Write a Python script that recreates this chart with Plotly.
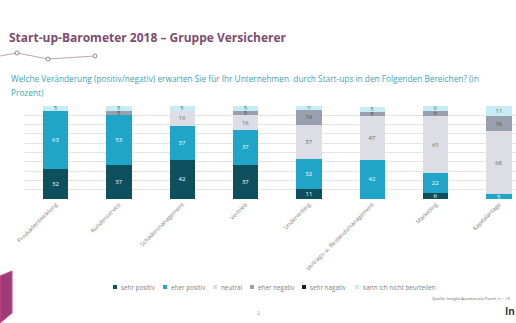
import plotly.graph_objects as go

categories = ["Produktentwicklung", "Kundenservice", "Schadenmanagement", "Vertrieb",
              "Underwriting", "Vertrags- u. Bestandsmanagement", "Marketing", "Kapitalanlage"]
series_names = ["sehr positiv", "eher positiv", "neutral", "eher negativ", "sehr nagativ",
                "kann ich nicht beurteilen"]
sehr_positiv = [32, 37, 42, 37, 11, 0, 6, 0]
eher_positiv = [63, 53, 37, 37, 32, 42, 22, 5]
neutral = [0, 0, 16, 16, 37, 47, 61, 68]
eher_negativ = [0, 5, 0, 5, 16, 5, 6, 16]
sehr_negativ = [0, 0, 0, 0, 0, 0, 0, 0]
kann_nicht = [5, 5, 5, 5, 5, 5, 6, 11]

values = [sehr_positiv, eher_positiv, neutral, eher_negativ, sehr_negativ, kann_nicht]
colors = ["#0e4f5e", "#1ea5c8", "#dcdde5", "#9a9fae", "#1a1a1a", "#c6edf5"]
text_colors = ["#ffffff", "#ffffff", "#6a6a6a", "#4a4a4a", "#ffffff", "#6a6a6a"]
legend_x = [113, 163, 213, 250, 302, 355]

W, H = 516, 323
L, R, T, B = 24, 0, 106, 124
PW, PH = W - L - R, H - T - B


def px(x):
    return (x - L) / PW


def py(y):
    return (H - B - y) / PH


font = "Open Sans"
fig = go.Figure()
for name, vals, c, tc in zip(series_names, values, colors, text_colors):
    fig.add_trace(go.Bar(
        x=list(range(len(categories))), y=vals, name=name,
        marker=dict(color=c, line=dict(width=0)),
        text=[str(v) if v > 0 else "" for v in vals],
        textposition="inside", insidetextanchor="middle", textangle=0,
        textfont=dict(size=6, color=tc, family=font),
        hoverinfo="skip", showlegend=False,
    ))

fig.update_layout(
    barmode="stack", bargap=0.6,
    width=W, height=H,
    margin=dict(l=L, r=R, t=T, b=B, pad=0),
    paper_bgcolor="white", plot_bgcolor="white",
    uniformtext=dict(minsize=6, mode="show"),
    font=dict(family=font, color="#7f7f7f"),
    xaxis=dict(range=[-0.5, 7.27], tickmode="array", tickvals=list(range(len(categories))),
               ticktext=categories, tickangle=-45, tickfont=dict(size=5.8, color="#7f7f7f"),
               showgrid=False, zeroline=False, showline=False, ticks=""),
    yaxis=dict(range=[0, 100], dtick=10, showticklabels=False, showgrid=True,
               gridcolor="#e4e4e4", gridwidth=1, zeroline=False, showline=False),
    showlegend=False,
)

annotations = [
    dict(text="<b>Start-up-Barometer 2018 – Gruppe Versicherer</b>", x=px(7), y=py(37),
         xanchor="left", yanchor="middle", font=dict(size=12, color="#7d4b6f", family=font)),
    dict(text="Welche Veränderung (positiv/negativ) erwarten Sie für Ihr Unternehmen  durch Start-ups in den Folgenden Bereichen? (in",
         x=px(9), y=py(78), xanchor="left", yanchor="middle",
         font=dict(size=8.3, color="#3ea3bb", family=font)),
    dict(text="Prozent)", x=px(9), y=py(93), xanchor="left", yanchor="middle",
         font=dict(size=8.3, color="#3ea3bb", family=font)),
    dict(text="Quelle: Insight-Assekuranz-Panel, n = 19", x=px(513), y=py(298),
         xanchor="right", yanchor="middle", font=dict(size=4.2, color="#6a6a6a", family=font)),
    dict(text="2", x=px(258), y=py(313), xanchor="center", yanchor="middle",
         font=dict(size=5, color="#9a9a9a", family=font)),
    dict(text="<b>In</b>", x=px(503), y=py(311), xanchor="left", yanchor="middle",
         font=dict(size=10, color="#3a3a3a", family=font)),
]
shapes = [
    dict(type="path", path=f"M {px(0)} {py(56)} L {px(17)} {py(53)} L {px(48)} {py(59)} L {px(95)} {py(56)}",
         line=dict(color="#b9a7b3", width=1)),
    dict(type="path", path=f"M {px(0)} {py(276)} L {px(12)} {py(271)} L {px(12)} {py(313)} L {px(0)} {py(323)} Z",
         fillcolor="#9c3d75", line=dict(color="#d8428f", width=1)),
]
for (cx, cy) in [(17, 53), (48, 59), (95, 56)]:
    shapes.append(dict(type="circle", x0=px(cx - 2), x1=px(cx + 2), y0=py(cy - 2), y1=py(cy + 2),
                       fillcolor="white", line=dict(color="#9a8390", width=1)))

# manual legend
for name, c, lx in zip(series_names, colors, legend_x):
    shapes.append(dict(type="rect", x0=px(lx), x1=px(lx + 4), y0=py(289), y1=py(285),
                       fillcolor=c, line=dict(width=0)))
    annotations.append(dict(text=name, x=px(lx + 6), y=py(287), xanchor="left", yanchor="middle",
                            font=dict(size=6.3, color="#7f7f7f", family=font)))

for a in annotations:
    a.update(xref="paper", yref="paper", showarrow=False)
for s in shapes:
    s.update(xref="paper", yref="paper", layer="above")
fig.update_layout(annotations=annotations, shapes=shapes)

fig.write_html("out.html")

- [Challenge] Give back every line exactly as it stands, pictures excluded.

- [Exercise output]
Write a Python script that recreates this chart with Plotly.
import plotly.graph_objects as go

categories = ["Produktentwicklung", "Kundenservice", "Schadenmanagement", "Vertrieb",
              "Underwriting", "Vertrags- u. Bestandsmanagement", "Marketing", "Kapitalanlage"]
series_names = ["sehr positiv", "eher positiv", "neutral", "eher negativ", "sehr nagativ",
                "kann ich nicht beurteilen"]
sehr_positiv = [32, 37, 42, 37, 11, 0, 6, 0]
eher_positiv = [63, 53, 37, 37, 32, 42, 22, 5]
neutral = [0, 0, 16, 16, 37, 47, 61, 68]
eher_negativ = [0, 5, 0, 5, 16, 5, 6, 16]
sehr_negativ = [0, 0, 0, 0, 0, 0, 0, 0]
kann_nicht = [5, 5, 5, 5, 5, 5, 6, 11]

values = [sehr_positiv, eher_positiv, neutral, eher_negativ, sehr_negativ, kann_nicht]
colors = ["#0e4f5e", "#1ea5c8", "#dcdde5", "#9a9fae", "#1a1a1a", "#c6edf5"]
text_colors = ["#ffffff", "#ffffff", "#6a6a6a", "#4a4a4a", "#ffffff", "#6a6a6a"]
legend_x = [113, 163, 213, 250, 302, 355]

W, H = 516, 323
L, R, T, B = 24, 0, 106, 124
PW, PH = W - L - R, H - T - B


def px(x):
    return (x - L) / PW


def py(y):
    return (H - B - y) / PH


font = "Open Sans"
fig = go.Figure()
for name, vals, c, tc in zip(series_names, values, colors, text_colors):
    fig.add_trace(go.Bar(
        x=list(range(len(categories))), y=vals, name=name,
        marker=dict(color=c, line=dict(width=0)),
        text=[str(v) if v > 0 else "" for v in vals],
        textposition="inside", insidetextanchor="middle", textangle=0,
        textfont=dict(size=6, color=tc, family=font),
        hoverinfo="skip", showlegend=False,
    ))

fig.update_layout(
    barmode="stack", bargap=0.6,
    width=W, height=H,
    margin=dict(l=L, r=R, t=T, b=B, pad=0),
    paper_bgcolor="white", plot_bgcolor="white",
    uniformtext=dict(minsize=6, mode="show"),
    font=dict(family=font, color="#7f7f7f"),
    xaxis=dict(range=[-0.5, 7.27], tickmode="array", tickvals=list(range(len(categories))),
               ticktext=categories, tickangle=-45, tickfont=dict(size=5.8, color="#7f7f7f"),
               showgrid=False, zeroline=False, showline=False, ticks=""),
    yaxis=dict(range=[0, 100], dtick=10, showticklabels=False, showgrid=True,
               gridcolor="#e4e4e4", gridwidth=1, zeroline=False, showline=False),
    showlegend=False,
)

annotations = [
    dict(text="<b>Start-up-Barometer 2018 – Gruppe Versicherer</b>", x=px(7), y=py(37),
         xanchor="left", yanchor="middle", font=dict(size=12, color="#7d4b6f", family=font)),
    dict(text="Welche Veränderung (positiv/negativ) erwarten Sie für Ihr Unternehmen  durch Start-ups in den Folgenden Bereichen? (in",
         x=px(9), y=py(78), xanchor="left", yanchor="middle",
         font=dict(size=8.3, color="#3ea3bb", family=font)),
    dict(text="Prozent)", x=px(9), y=py(93), xanchor="left", yanchor="middle",
         font=dict(size=8.3, color="#3ea3bb", family=font)),
    dict(text="Quelle: Insight-Assekuranz-Panel, n = 19", x=px(513), y=py(298),
         xanchor="right", yanchor="middle", font=dict(size=4.2, color="#6a6a6a", family=font)),
    dict(text="2", x=px(258), y=py(313), xanchor="center", yanchor="middle",
         font=dict(size=5, color="#9a9a9a", family=font)),
    dict(text="<b>In</b>", x=px(503), y=py(311), xanchor="left", yanchor="middle",
         font=dict(size=10, color="#3a3a3a", family=font)),
]
shapes = [
    dict(type="path", path=f"M {px(0)} {py(56)} L {px(17)} {py(53)} L {px(48)} {py(59)} L {px(95)} {py(56)}",
         line=dict(color="#b9a7b3", width=1)),
    dict(type="path", path=f"M {px(0)} {py(276)} L {px(12)} {py(271)} L {px(12)} {py(313)} L {px(0)} {py(323)} Z",
         fillcolor="#9c3d75", line=dict(color="#d8428f", width=1)),
]
for (cx, cy) in [(17, 53), (48, 59), (95, 56)]:
    shapes.append(dict(type="circle", x0=px(cx - 2), x1=px(cx + 2), y0=py(cy - 2), y1=py(cy + 2),
                       fillcolor="white", line=dict(color="#9a8390", width=1)))

# manual legend
for name, c, lx in zip(series_names, colors, legend_x):
    shapes.append(dict(type="rect", x0=px(lx), x1=px(lx + 4), y0=py(289), y1=py(285),
                       fillcolor=c, line=dict(width=0)))
    annotations.append(dict(text=name, x=px(lx + 6), y=py(287), xanchor="left", yanchor="middle",
                            font=dict(size=6.3, color="#7f7f7f", family=font)))

for a in annotations:
    a.update(xref="paper", yref="paper", showarrow=False)
for s in shapes:
    s.update(xref="paper", yref="paper", layer="above")
fig.update_layout(annotations=annotations, shapes=shapes)

fig.write_html("out.html")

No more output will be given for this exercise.